— Task objective —
How many lines of the material below contain the string "image"? Answer with the number and nothing else.

>> Start

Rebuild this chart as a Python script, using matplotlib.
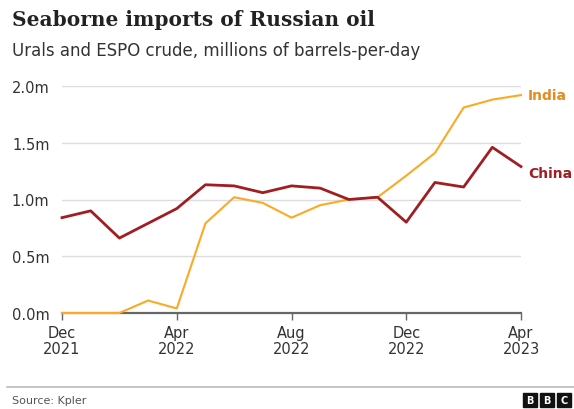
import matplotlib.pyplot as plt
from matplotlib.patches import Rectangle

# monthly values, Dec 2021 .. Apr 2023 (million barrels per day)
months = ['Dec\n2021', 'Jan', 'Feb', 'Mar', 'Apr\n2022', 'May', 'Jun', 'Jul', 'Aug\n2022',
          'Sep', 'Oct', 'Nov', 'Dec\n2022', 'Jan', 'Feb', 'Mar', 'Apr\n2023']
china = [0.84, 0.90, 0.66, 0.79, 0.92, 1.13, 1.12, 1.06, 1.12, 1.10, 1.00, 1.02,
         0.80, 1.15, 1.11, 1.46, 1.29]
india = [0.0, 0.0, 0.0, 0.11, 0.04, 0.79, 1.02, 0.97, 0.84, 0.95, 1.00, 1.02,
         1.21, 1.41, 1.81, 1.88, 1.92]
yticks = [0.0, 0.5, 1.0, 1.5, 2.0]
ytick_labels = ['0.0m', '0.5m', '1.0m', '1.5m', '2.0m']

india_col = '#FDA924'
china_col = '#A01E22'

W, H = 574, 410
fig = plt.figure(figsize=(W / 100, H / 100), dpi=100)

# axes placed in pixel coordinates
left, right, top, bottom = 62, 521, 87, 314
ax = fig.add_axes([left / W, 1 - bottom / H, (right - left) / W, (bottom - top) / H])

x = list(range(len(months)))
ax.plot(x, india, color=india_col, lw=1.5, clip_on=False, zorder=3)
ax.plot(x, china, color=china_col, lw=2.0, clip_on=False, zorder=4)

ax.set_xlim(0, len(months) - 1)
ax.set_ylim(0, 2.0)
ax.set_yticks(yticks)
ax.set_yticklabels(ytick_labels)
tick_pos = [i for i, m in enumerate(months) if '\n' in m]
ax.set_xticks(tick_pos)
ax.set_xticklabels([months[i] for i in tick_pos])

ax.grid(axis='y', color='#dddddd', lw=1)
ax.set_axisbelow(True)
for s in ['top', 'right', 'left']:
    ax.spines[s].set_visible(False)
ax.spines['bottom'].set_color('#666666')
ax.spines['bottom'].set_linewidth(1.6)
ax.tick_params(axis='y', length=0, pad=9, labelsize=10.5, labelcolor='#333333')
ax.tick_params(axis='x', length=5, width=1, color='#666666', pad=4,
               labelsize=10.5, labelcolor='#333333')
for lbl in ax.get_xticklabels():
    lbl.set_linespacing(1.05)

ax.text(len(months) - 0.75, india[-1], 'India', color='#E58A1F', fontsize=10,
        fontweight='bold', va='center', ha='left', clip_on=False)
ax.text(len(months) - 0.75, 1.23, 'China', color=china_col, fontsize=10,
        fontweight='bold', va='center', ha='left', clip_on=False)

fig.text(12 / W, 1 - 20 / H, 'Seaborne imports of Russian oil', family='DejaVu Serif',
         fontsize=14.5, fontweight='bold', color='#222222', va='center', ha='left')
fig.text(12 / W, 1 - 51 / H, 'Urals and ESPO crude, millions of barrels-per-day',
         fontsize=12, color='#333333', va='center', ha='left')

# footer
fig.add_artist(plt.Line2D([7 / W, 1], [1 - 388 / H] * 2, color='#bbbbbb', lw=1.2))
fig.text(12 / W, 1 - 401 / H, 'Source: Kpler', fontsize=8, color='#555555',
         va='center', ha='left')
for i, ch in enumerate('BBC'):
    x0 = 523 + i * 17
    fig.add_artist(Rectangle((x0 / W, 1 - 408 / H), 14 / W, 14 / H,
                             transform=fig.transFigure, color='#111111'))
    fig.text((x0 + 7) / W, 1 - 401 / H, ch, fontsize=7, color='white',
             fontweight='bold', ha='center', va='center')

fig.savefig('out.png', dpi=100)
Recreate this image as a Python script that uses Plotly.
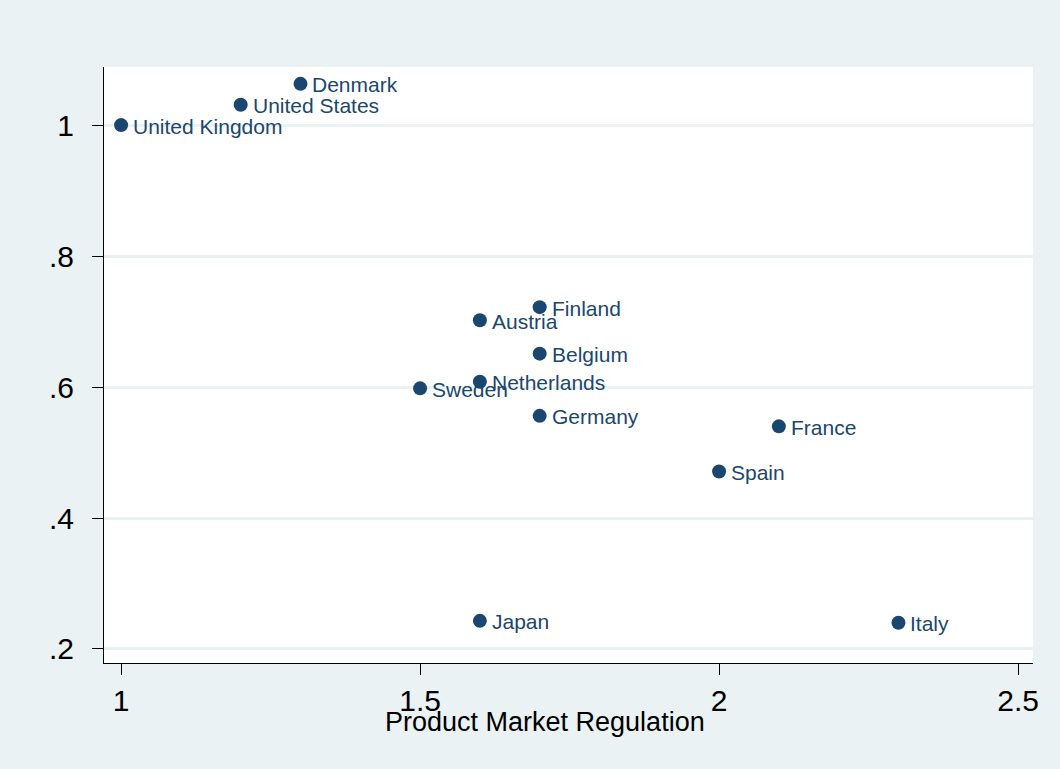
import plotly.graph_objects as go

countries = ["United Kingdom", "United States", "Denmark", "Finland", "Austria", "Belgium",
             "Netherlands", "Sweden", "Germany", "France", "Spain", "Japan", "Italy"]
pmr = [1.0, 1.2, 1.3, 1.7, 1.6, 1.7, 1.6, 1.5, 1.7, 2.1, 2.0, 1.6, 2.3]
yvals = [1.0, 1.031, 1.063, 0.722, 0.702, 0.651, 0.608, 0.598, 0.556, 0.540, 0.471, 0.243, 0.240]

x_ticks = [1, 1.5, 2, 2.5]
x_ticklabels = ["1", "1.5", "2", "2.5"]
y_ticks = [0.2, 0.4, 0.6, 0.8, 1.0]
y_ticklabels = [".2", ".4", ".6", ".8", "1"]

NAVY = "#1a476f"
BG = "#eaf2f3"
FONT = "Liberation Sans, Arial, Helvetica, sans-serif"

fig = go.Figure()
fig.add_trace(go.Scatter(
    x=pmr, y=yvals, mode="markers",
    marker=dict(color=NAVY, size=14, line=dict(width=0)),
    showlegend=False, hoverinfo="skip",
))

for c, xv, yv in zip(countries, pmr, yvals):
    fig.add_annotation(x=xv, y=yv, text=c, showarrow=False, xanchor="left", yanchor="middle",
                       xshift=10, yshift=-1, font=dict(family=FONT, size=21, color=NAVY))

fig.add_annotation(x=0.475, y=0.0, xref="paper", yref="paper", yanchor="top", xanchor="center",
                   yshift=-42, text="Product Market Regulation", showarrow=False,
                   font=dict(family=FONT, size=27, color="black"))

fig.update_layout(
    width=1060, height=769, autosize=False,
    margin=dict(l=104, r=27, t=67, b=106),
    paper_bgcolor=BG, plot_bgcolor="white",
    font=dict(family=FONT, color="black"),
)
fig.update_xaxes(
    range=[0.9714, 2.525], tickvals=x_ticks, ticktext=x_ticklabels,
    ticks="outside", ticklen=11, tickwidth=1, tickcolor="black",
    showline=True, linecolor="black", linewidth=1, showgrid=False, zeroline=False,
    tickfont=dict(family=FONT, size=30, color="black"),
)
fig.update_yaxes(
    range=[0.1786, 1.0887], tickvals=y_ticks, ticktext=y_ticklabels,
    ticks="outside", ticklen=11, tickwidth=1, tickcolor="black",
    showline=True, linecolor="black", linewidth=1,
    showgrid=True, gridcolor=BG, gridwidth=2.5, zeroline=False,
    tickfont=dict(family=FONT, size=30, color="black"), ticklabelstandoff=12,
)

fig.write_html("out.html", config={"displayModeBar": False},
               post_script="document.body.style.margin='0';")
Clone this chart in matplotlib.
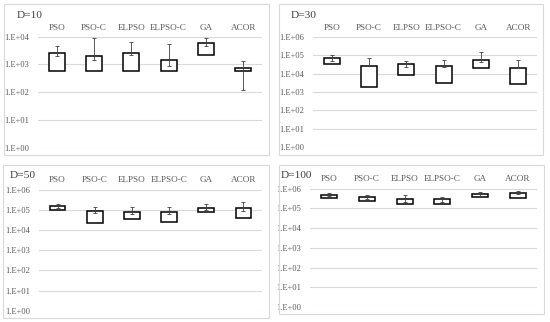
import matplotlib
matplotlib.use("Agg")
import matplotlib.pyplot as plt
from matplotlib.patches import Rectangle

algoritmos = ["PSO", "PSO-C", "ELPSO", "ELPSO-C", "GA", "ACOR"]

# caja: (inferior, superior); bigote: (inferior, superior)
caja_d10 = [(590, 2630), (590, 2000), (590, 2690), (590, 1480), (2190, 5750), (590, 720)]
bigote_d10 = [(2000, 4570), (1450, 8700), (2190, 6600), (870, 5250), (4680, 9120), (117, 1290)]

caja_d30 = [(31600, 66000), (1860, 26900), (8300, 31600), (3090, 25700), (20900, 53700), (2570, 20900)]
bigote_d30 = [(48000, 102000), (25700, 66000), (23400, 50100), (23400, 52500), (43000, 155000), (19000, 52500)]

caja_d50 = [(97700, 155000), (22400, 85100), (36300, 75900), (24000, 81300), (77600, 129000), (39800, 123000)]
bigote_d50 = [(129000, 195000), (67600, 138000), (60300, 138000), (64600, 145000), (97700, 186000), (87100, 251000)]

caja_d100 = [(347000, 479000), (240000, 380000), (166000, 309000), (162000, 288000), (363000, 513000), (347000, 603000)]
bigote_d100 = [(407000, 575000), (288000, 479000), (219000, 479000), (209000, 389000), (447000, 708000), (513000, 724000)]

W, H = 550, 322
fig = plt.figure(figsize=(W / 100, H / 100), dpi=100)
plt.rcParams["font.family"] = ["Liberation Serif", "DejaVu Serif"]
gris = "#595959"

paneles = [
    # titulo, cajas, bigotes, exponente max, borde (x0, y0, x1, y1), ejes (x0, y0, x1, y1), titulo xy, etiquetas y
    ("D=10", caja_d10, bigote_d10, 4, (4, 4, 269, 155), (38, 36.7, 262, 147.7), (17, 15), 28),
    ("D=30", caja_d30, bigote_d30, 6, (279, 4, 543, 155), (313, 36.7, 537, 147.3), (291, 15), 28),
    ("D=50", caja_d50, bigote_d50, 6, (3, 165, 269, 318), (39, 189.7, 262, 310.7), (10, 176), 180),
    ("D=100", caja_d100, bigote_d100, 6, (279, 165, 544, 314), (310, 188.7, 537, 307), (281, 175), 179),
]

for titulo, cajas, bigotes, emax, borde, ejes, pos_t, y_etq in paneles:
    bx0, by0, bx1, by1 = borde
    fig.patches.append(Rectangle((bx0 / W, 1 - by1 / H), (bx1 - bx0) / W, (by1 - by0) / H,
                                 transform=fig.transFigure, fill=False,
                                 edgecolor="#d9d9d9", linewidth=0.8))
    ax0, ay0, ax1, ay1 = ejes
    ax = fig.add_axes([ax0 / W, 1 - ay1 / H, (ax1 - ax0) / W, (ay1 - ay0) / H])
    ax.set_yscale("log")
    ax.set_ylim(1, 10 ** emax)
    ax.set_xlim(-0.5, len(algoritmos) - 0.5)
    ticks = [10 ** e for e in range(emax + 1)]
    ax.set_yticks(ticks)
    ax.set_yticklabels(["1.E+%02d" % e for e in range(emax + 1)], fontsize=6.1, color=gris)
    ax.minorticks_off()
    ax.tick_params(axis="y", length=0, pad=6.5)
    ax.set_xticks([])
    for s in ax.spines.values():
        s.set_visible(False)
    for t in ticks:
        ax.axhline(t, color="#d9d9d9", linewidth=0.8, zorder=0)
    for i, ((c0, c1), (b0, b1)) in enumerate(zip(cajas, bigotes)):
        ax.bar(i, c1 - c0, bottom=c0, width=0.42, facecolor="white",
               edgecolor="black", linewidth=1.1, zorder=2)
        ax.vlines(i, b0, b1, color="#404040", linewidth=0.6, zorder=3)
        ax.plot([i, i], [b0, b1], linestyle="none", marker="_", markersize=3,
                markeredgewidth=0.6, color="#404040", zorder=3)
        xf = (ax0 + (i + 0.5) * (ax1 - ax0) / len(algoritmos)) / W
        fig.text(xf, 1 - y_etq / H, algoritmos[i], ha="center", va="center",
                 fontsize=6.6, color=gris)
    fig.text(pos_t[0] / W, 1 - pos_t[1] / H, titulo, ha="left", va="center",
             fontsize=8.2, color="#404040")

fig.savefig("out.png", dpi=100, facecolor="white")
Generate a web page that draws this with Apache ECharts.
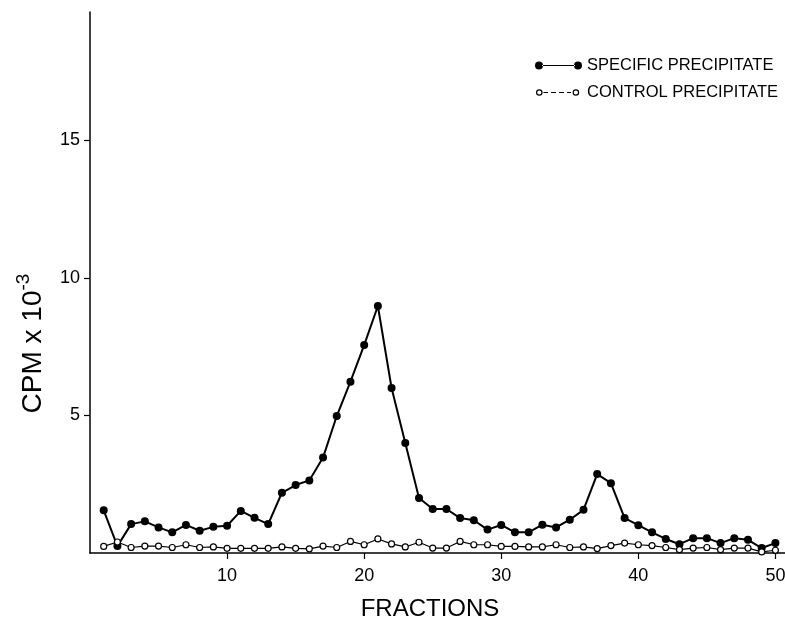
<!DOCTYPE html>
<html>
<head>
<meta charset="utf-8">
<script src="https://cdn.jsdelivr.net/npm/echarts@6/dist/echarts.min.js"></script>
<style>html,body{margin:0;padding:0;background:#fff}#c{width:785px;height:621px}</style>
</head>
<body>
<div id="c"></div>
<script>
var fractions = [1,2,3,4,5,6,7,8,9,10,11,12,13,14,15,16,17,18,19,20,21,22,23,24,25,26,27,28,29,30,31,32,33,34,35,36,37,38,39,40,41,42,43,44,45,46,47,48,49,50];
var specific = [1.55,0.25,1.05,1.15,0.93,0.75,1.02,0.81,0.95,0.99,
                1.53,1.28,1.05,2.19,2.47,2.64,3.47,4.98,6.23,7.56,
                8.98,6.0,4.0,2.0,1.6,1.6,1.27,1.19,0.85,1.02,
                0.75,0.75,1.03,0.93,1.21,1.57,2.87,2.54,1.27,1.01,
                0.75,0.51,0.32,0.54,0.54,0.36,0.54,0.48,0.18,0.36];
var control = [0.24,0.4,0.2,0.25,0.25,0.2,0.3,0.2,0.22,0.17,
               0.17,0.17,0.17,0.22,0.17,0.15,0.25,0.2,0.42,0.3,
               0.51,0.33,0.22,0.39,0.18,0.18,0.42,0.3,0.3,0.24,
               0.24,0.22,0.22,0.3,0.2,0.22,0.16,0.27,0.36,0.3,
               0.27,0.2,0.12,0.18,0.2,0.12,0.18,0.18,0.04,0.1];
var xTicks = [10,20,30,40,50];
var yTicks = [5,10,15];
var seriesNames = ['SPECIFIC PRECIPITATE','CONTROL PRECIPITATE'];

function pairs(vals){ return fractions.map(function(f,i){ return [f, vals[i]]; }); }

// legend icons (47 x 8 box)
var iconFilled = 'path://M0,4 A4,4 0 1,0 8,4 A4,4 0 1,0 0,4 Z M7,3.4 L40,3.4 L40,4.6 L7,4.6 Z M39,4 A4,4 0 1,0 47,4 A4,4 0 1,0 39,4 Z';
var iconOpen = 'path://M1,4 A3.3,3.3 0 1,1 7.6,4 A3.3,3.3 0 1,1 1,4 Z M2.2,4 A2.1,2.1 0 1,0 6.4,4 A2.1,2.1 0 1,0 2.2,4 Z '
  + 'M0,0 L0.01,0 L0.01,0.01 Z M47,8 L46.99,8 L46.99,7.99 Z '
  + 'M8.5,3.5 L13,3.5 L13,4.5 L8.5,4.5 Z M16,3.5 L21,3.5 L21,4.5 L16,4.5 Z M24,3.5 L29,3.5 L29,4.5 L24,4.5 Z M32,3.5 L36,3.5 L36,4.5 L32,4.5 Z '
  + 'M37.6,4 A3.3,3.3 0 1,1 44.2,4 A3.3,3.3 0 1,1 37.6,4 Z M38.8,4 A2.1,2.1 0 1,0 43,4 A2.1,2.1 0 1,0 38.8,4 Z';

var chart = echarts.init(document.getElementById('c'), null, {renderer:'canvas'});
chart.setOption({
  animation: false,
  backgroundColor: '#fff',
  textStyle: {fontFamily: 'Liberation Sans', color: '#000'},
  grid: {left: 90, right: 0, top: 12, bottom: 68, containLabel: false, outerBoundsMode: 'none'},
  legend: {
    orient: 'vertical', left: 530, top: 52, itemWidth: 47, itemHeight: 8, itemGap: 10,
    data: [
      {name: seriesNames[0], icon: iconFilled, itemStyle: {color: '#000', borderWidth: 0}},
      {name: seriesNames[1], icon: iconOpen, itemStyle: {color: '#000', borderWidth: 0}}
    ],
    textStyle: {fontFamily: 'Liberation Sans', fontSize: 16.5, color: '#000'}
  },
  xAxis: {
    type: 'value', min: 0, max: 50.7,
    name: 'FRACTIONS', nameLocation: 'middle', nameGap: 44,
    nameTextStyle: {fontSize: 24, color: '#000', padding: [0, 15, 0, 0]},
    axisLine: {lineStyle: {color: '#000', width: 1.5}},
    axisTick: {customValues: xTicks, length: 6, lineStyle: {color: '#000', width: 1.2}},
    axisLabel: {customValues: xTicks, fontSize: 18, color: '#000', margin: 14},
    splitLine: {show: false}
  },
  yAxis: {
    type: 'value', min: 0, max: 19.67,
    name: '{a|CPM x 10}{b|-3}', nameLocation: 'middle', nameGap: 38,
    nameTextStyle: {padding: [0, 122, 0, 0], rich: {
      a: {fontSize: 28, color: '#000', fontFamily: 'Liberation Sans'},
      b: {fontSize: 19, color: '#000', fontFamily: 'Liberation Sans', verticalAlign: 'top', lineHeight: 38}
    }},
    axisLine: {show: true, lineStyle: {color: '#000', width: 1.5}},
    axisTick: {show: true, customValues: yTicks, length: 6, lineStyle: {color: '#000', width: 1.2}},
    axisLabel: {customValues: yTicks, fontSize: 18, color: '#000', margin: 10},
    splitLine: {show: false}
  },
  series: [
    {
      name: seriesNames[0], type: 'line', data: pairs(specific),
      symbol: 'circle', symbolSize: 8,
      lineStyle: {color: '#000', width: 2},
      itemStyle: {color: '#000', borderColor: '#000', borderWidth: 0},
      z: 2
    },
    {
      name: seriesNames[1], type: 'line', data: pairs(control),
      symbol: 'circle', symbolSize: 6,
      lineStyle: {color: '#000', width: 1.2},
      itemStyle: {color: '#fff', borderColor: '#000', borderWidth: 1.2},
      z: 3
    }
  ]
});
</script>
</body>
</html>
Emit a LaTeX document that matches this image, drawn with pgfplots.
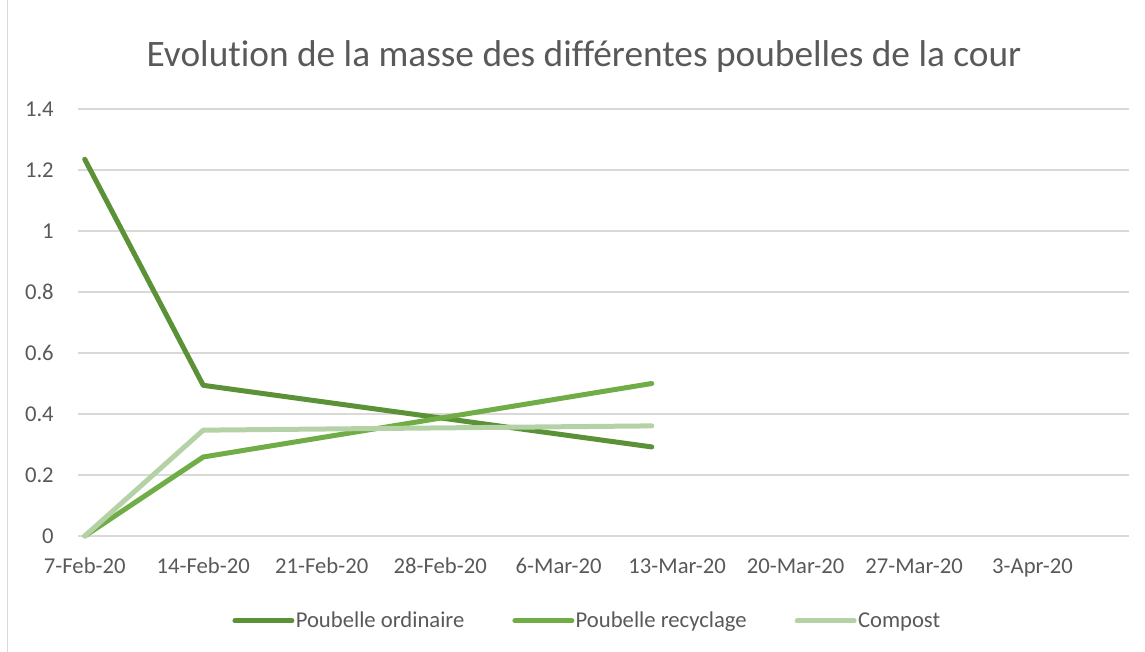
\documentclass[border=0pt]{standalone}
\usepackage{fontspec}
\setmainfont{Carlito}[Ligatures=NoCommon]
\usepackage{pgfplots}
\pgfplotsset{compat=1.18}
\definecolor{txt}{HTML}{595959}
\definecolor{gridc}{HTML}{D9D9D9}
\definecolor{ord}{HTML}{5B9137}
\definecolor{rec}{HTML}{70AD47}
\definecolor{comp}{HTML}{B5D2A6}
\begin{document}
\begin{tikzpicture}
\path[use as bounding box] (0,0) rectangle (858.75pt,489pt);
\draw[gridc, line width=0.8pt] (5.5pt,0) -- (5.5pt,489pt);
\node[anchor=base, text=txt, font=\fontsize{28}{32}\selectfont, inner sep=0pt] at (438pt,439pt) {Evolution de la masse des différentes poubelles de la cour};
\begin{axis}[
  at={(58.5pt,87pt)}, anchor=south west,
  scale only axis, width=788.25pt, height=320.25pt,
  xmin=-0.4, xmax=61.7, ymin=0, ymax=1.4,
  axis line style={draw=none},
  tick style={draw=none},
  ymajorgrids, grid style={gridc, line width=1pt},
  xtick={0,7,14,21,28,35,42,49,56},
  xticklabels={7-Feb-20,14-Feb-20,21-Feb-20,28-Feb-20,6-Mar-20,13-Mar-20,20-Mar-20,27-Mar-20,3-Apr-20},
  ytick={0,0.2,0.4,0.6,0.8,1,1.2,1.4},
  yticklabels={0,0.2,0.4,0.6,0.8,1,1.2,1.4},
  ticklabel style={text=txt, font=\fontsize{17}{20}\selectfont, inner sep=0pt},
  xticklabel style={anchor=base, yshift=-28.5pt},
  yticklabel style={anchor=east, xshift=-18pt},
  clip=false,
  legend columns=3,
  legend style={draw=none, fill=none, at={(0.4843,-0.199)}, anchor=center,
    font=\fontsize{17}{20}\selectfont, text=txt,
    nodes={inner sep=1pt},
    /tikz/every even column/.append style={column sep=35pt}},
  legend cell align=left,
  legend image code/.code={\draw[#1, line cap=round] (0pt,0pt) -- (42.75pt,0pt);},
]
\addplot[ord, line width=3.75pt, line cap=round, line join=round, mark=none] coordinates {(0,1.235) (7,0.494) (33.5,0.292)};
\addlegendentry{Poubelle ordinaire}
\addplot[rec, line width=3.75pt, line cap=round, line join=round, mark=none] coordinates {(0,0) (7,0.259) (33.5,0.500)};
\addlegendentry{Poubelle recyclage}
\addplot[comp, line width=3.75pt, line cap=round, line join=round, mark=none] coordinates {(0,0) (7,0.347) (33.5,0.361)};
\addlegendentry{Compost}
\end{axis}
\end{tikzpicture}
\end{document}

>> End

— Task output —
3